This month. It never gets easier for me. You’d think it would man, but it doesn’t. Five years ago this time I was doing the best I could to prepare myself for a journey I knew nothing about. I was praying fervently for my sons life as he continued to grow this last week in my belly. I was fu*@ing terrified. I can say that word because well...because there is really no other way to describe it.
My unborn baby, with HLHS. It was all about to unfold in a matter of days.... as my 30th birthday came and went 6 days before his scheduled arrival, I wished harder than I had ever wished when I blew out that candle.
I feel like 5 years in. 3 open heart surgeries, who knows how many hospital stays, ambulance rides, caths, needle pokes, echo’s and ekg’s in that I would be desensitized to this month, but I am not.
October 8, 2009.
My life would forever change.
The person that I thought I was, was no longer. I grew up more in those first two months than my entire 30 years prior.
I learned what really mattered in life.
I learned how to beg and bargain.
I learned how to be stoic when all I wanted to do was crumble.
I, the passive person that I am, learned how to fight for what she knew was right for her son. I became his advocate. I finally found my voice.
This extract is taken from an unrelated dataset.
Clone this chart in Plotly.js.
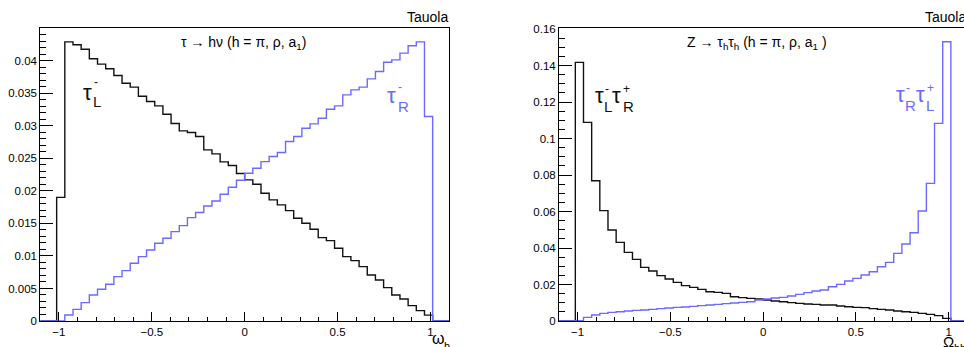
<!DOCTYPE html>
<html><head><meta charset="utf-8">
<script src="https://cdn.plot.ly/plotly-3.0.1.min.js"></script>
<style>html,body{margin:0;padding:0;overflow:hidden;background:#fff;width:964px;height:347px;} #chart{width:968px;height:347px;}</style>
</head><body><div id="chart"></div>
<script>
// Histogram binning: 50 bins on [-1.1, 1.1]
const binLow = -1.1;
const binHigh = 1.1;
const nBins = 50;

// Left panel: tau -> h nu, omega_h distribution
const tauL = [0, 0, 0.0190, 0.04292, 0.04246, 0.04179, 0.04031, 0.03949, 0.03877, 0.03774,
  0.03656, 0.03595, 0.03456, 0.03374, 0.03308, 0.03179, 0.03036, 0.02923, 0.02897, 0.02836,
  0.02631, 0.02569, 0.02446, 0.02390, 0.02267, 0.02169, 0.02103, 0.01964, 0.01862, 0.01785,
  0.01697, 0.01579, 0.01503, 0.01410, 0.01282, 0.01236, 0.01118, 0.00990, 0.00928, 0.00836,
  0.00708, 0.00631, 0.00513, 0.00400, 0.00338, 0.00236, 0.0016, 0.0009, 0, 0];
const tauR = [0, 0, 0, 0.00092, 0.00179, 0.00282, 0.00400, 0.00487, 0.00564, 0.00682,
  0.00774, 0.00887, 0.00990, 0.01092, 0.01195, 0.01272, 0.01374, 0.01467, 0.01590, 0.01667,
  0.01769, 0.01846, 0.01949, 0.02056, 0.02164, 0.02272, 0.02349, 0.02451, 0.02528, 0.02590,
  0.02759, 0.02836, 0.02964, 0.03031, 0.03118, 0.03256, 0.03308, 0.03477, 0.03554, 0.03595,
  0.03723, 0.03836, 0.03979, 0.04015, 0.04118, 0.04231, 0.04292, 0.03144, 0, 0];

// Right panel: Z -> tau_h tau_h, Omega_hh distribution
const tauLtauR = [0, 0, 0.14174, 0.10886, 0.07689, 0.06046, 0.04986, 0.04311, 0.03763, 0.03379,
  0.02941, 0.02740, 0.02484, 0.02301, 0.02119, 0.01936, 0.01845, 0.01735, 0.01607, 0.01571,
  0.01516, 0.01333, 0.01279, 0.01242, 0.01205, 0.01151, 0.01096, 0.01059, 0.01005, 0.00968,
  0.00932, 0.00913, 0.00877, 0.00877, 0.00822, 0.00785, 0.00749, 0.00731, 0.00676, 0.00639,
  0.00603, 0.00548, 0.00511, 0.00475, 0.00420, 0.00365, 0.00292, 0.00146, 0, 0];
const tauRtauL = [0, 0, 0.0002, 0.00201, 0.00329, 0.00420, 0.00475, 0.00511, 0.00548, 0.00584,
  0.00603, 0.00639, 0.00676, 0.00712, 0.00749, 0.00767, 0.00804, 0.00840, 0.00877, 0.00913,
  0.00950, 0.00986, 0.01023, 0.01059, 0.01151, 0.01205, 0.01260, 0.01297, 0.01370, 0.01461,
  0.01553, 0.01644, 0.01699, 0.01881, 0.02009, 0.02192, 0.02338, 0.02521, 0.02703, 0.02977,
  0.03215, 0.03708, 0.04219, 0.04840, 0.06027, 0.07543, 0.10831, 0.15306, 0, 0];

const xTickVals = [-1, -0.5, 0, 0.5, 1];
const yTickLeft = [0, 0.005, 0.01, 0.015, 0.02, 0.025, 0.03, 0.035, 0.04];
const yTickRight = [0, 0.02, 0.04, 0.06, 0.08, 0.1, 0.12, 0.14, 0.16];

const W = 968, H = 347;
const FONT = 'Liberation Sans, Arial, Helvetica, sans-serif';
const BLUE = '#6a6aff';

const edges = [];
for (let i = 0; i <= nBins; i++) edges.push(binLow + (binHigh - binLow) * i / nBins);
function stepY(v) { return v.concat([v[v.length - 1]]); }

function trace(vals, xa, ya, color) {
  return {x: edges, y: stepY(vals), xaxis: xa, yaxis: ya, type: 'scatter', mode: 'lines',
    line: {shape: 'hv', color: color, width: 1.4}, hoverinfo: 'skip', showlegend: false};
}
const data = [
  trace(tauL, 'x', 'y', '#111'),
  trace(tauR, 'x', 'y', BLUE),
  trace(tauLtauR, 'x2', 'y2', '#111'),
  trace(tauRtauL, 'x2', 'y2', BLUE)
];

const px = v => v / W;
const py = v => 1 - v / H;
const yDom = [py(321), py(28.3)];

function xax(dom, anchor) {
  return {domain: dom, anchor: anchor, range: [binLow, binHigh], tickvals: xTickVals,
    ticks: 'inside', ticklen: 9, tickwidth: 1, tickcolor: '#000',
    minor: {dtick: 0.1, tick0: 0, ticks: 'inside', ticklen: 4.5, tickwidth: 1, tickcolor: '#000'},
    showline: true, mirror: true, linecolor: '#000', linewidth: 1,
    showgrid: false, zeroline: false, tickfont: {family: FONT, size: 11.5, color: '#000'}};
}
function yax(range, tv, minorD, anchor) {
  return {domain: yDom, anchor: anchor, range: range, tickvals: tv,
    ticks: 'inside', ticklen: 12.5, tickwidth: 1, tickcolor: '#000',
    minor: {dtick: minorD, tick0: 0, ticks: 'inside', ticklen: 6, tickwidth: 1, tickcolor: '#000'},
    showline: true, mirror: true, linecolor: '#000', linewidth: 1,
    showgrid: false, zeroline: false, tickfont: {family: FONT, size: 11.5, color: '#000'}};
}

const ann = [];
function piece(text, xLeft, baseline, size, color) {
  ann.push({xref: 'paper', yref: 'paper', x: px(xLeft), y: py(baseline - 0.3465 * size),
    xanchor: 'left', yanchor: 'middle', text: text, showarrow: false, borderpad: 0,
    font: {family: FONT, size: size, color: color}});
}
function centered(text, xc, yc, size, color) {
  ann.push({xref: 'paper', yref: 'paper', x: px(xc), y: py(yc), xanchor: 'center', yanchor: 'middle',
    text: text, showarrow: false, borderpad: 0, font: {family: FONT, size: size, color: color}});
}
function rightAl(text, xr, yc, size, color) {
  ann.push({xref: 'paper', yref: 'paper', x: px(xr), y: py(yc), xanchor: 'right', yanchor: 'middle',
    text: text, showarrow: false, borderpad: 0, font: {family: FONT, size: size, color: color}});
}

// "Tauola" labels
rightAl('Tauola', 449, 17, 14, '#000');
rightAl('Tauola', 967, 17, 14, '#000');
// Panel titles
centered('τ → hν (h = π, ρ, a<sub>1</sub>)', 243.5, 43, 14, '#000');
centered('Z → τ<sub>h</sub>τ<sub>h</sub> (h = π, ρ, a<sub>1</sub> )', 756.5, 43, 14, '#000');
// Curve labels (left)
piece('τ', 82, 100, 22, '#111'); piece('L', 92, 106.5, 15, '#111'); piece('-', 92.5, 86, 12, '#111');
piece('τ', 386, 103, 22, BLUE); piece('R', 396.5, 111.5, 15, BLUE); piece('-', 397, 91, 12, BLUE);
// Curve labels (right)
piece('τ', 594, 103, 22, '#111'); piece('L', 602.5, 111.5, 15, '#111'); piece('-', 603.5, 93, 12, '#111');
piece('τ', 611, 103, 22, '#111'); piece('R', 621.5, 111.5, 15, '#111'); piece('+', 621.5, 93, 12, '#111');
piece('τ', 895, 102.5, 22, BLUE); piece('R', 904, 110.5, 15, BLUE); piece('-', 904.5, 92, 12, BLUE);
piece('τ', 914.5, 102.5, 22, BLUE); piece('L', 925, 110.5, 15, BLUE); piece('+', 926, 92, 12, BLUE);
// Axis titles
piece('ω', 431, 344, 16, '#000'); piece('h', 443, 350, 11, '#000');
piece('Ω', 941.5, 347, 15, '#000'); piece('hh', 953, 352, 11, '#000');

const layout = {
  width: W, height: H, margin: {l: 0, r: 0, t: 0, b: 0}, paper_bgcolor: '#fff', plot_bgcolor: '#fff',
  showlegend: false,
  xaxis: xax([px(40.3), px(449)], 'y'),
  yaxis: yax([0, 0.045], yTickLeft, 0.001, 'x'),
  xaxis2: xax([px(559), px(967.2)], 'y2'),
  yaxis2: yax([0, 0.1604], yTickRight, 0.005, 'x2'),
  annotations: ann
};
Plotly.newPlot('chart', data, layout, {staticPlot: true, displayModeBar: false});
</script>
</body></html>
I learned how to stand beside this little baby that lived inside of me and keep myself together when all I wanted to do was grab him and run. To bring him home to his family.
I eventually got to do that. Many don’t. I am fully, fully aware of this.
I think each birthday that rolls around reminds me that we have made it another year. HE made it another year. He is not “fixed”. His repairs are palliative. We don’t know how long his half of a heart will hold out.
His birthdays are incredibly bittersweet for me. I am overwhelmed with gratitude. So much so that I don’t know what to do with it. I cry. A lot. I am crying right now. Sometimes crying is all I know to do. It’s been like that a lot on this journey.
The truth is, we wait. And wait. And wait. There are 3 surgeries. The Norwood, Glenn and Fontan. There are ages that those happen at. You have a “plan”. I like a plan!!! There is no plan now that he has had his surgeries and is doing well. So I guess I feel like we live in limbo a little bit. I want to know what’s next and when, but they can’t tell me that. It’s not up to any of us here.
And I know I have said all this before, but tonight in Ju Jitsu, which my boy loves so very much, I was slapped in the face with the reminder as I watched him start out running with his class. Then start to lag behind, then stumble, his face strained and pale. I thought he was going to go down. He sat down looking spacey and I called out to the coach. He recovered as I sat there shaking. Just shaking. Inside I was screaming something isn’t right, but on the outside I kept it together as best I could. I wanted to grab him and run him home just as I did as a newborn in that hospital.
Outwardly on a daily basis he doesn’t look sick, but he is. Sick isn’t the right word I guess. I don’t know what you call walking around with half a heart, other than heroic. It can’t be easy. Everything other kids do so easily is so taxing on him. I wonder what he feels like at times. What must that feel like.
I love him so much and I am scared. As he gets older I get more scared. I can’t explain it other than there is no plan. We watch. We wait. We hope. We pray.
Today scared me and reminded me that outwardly he may not seem fragile. He certainly doesn’t act it, but inside that little heart of his is working so hard. Life goes on. I get that. For us special needs Mamas, however, the fight continues. Inside our brains and our hearts, even though we walk around looking otherwise (most of the time ;) But most of all the fight continues inside all of our babies. These kids are the biggest fighters of all.
His birthday is just around the bend. It’s going to be a day of celebrating! FIVE years. I remember it all, and there is a lot to remember, like it was yesterday. All of those feelings and emotions threaten to overwhelm me at any time, but especially come October. There will be tears. Happy, full of thank you tears.
Life ain’t always beautiful, but it’s a beautiful ride....
I love you Paxton West. You and your brothers are everything to me.